MiminoGeorgian food is a real favourite in Russia and across Eastern Europe in a similar way that the British are fond of a good Indian curry.  In much the same way, Georgian cuisine provides some vital flavours and spice sometimes missing from East European cuisine.  So, when I noticed a Georgian restaurant in Kensington, just minutes from where I live I knew I had to visit it.  My meal at Ket (also a Georgian restaurnt) in St Petersburg was by far one of my favourites during my stay there, and if I was to eat a meal half as good in Mimino as served in Ket, I would be a happy customer indeed.
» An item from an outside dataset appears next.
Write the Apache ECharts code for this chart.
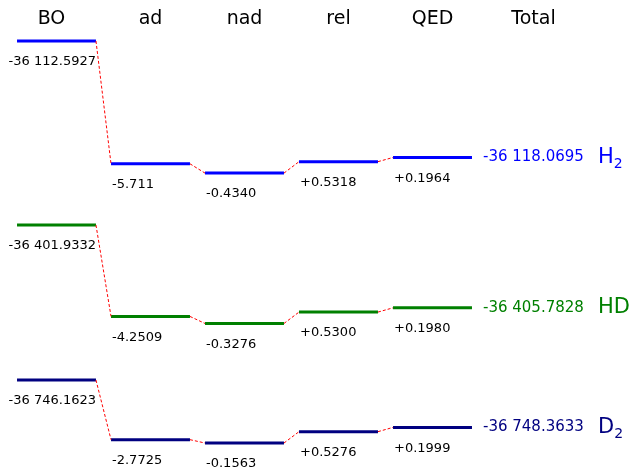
<!DOCTYPE html>
<html>
<head>
<meta charset="utf-8">
<script src="https://cdn.jsdelivr.net/npm/echarts@6/dist/echarts.min.js"></script>
<style>
html, body { margin: 0; padding: 0; background: #fff; }
#chart { width: 630px; height: 467px; }
</style>
</head>
<body>
<div id="chart"></div>
<script>
// columns of the diagram
const steps = ['BO', 'ad', 'nad', 'rel', 'QED', 'Total'];

// contributions as printed (cm-1)
const h2Terms = ['-36 112.5927', '-5.711', '-0.4340', '+0.5318', '+0.1964'];
const hdTerms = ['-36 401.9332', '-4.2509', '-0.3276', '+0.5300', '+0.1980'];
const d2Terms = ['-36 746.1623', '-2.7725', '-0.1563', '+0.5276', '+0.1999'];
const totals = ['-36 118.0695', '-36 405.7828', '-36 748.3633'];
const molecules = ['H2', 'HD', 'D2'];

const FONT = 'DejaVu Sans';
const colors = ['#0000ff', '#008000', '#000080'];
// BO level of each row is put at a schematic height, corrections are to scale
const rowBase = [0, -8.56, -15.77];
const halfW = 0.42;

function num(s) { return parseFloat(s.replace(/ /g, '')); }

function levels(terms, base) {
    let y = base;
    const out = [];
    terms.forEach((t, i) => {
        const prev = y;
        if (i > 0) y += num(t);
        out.push([i, y, i > 0 ? prev : y]);
    });
    return out;
}

function nameText(m) {
    // trailing digit written as subscript
    const mm = m.match(/^(\D+)(\d?)$/);
    return mm[2] ? '{m|' + mm[1] + '}{s|' + mm[2] + '}' : '{m|' + mm[1] + '}';
}

function makeSeries(terms, k) {
    const color = colors[k];
    return {
        type: 'custom',
        data: levels(terms, rowBase[k]),
        clip: false,
        renderItem: function (params, api) {
            const i = api.value(0);
            const y = api.value(1);
            const p0 = api.coord([i - halfW, y]);
            const p1 = api.coord([i + halfW, y]);
            const children = [{
                type: 'line',
                shape: { x1: p0[0], y1: p0[1], x2: p1[0], y2: p1[1] },
                style: { stroke: color, lineWidth: 3 }
            }];
            if (i > 0) {
                const q = api.coord([i - 1 + halfW, api.value(2)]);
                children.push({
                    type: 'line',
                    shape: { x1: q[0], y1: q[1], x2: p0[0], y2: p0[1] },
                    style: { stroke: '#ff0000', lineWidth: 1, lineDash: [3, 2] }
                });
            }
            children.push({
                type: 'text',
                x: i === 0 ? p1[0] : p0[0] + 1,
                y: p0[1] + 21,
                style: {
                    text: terms[params.dataIndex], fill: '#000',
                    fontSize: 13, fontFamily: FONT,
                    align: i === 0 ? 'right' : 'left', verticalAlign: 'middle'
                }
            });
            if (i === 4) {
                children.push({
                    type: 'text',
                    x: p1[0] + 11,
                    y: p1[1],
                    style: {
                        text: totals[k], fill: color, fontSize: 15, fontFamily: FONT,
                        align: 'left', verticalAlign: 'middle'
                    }
                });
                children.push({
                    type: 'text',
                    x: p1[0] + 126,
                    y: p1[1],
                    style: {
                        text: nameText(molecules[k]), fill: color, fontFamily: FONT,
                        align: 'left', verticalAlign: 'middle',
                        rich: {
                            m: { fill: color, fontSize: 21, fontFamily: FONT, lineHeight: 28, verticalAlign: 'middle' },
                            s: { fill: color, fontSize: 14, fontFamily: FONT, lineHeight: 14, verticalAlign: 'bottom' }
                        }
                    }
                });
            }
            return { type: 'group', children: children };
        }
    };
}

const chart = echarts.init(document.getElementById('chart'));
chart.setOption({
    animation: false,
    grid: { left: 56.5, right: 103.5, top: 41, bottom: 17.5 },
    xAxis: {
        type: 'value',
        position: 'top',
        min: 0,
        max: 5,
        interval: 1,
        axisLine: { show: false },
        axisTick: { show: false },
        splitLine: { show: false },
        axisLabel: {
            // first and last headers sit a little off their column centres
            formatter: v => v === 0 ? '{l|' + steps[v] + '}' : v === 5 ? '{r|' + steps[v] + '}' : steps[v],
            color: '#000',
            fontSize: 19,
            fontFamily: FONT,
            margin: 12,
            showMinLabel: true,
            showMaxLabel: true,
            rich: {
                l: { fontSize: 19, fontFamily: FONT, color: '#000', padding: [0, 10, 0, 0] },
                r: { fontSize: 19, fontFamily: FONT, color: '#000', padding: [0, 0, 0, 14] }
            }
        }
    },
    yAxis: { type: 'value', min: -19, max: 0, show: false },
    series: [makeSeries(h2Terms, 0), makeSeries(hdTerms, 1), makeSeries(d2Terms, 2)]
});
</script>
</body>
</html>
Located on High Street Kensington, with its entrance lying on Allen Street the restaurant has a relatively basic facade.  However, a staircase leads diners down into a basement which is anything but basic.  On arrival the staff are helpful and friendly (and not simply because I somehow managed to slip off the final step and literally fall into the arms of a waiter).  The atmosphere is, as to be expected, lively, with many Russians and other East European ethnicities enjoying a good night out.  While the decor is dramatic and visitors cannot fail to be shocked by the large round table  with giant, wooden, carved chairs fit for a feast in a forest.

The menu is not vast but contains every traditional Georgian favourite and is sure to keep every diner going long into the night, if not the next day!  The starters are simply incredible and lead diners on a veritable culinary adventure.  Warm Lobio (red beans with walnuts and spices), Sulguni cheese (served with spring onions, radish and herbs) and Imeruli Khachapuri (flat bread stuffed with special cheese) provide the ideal way to begin a dining expedition.  As these dishes are so tasty, not to mention particularly generous in size and rich in flavour, diners must be careful to leave room for their main course!  It is not easy, trust me!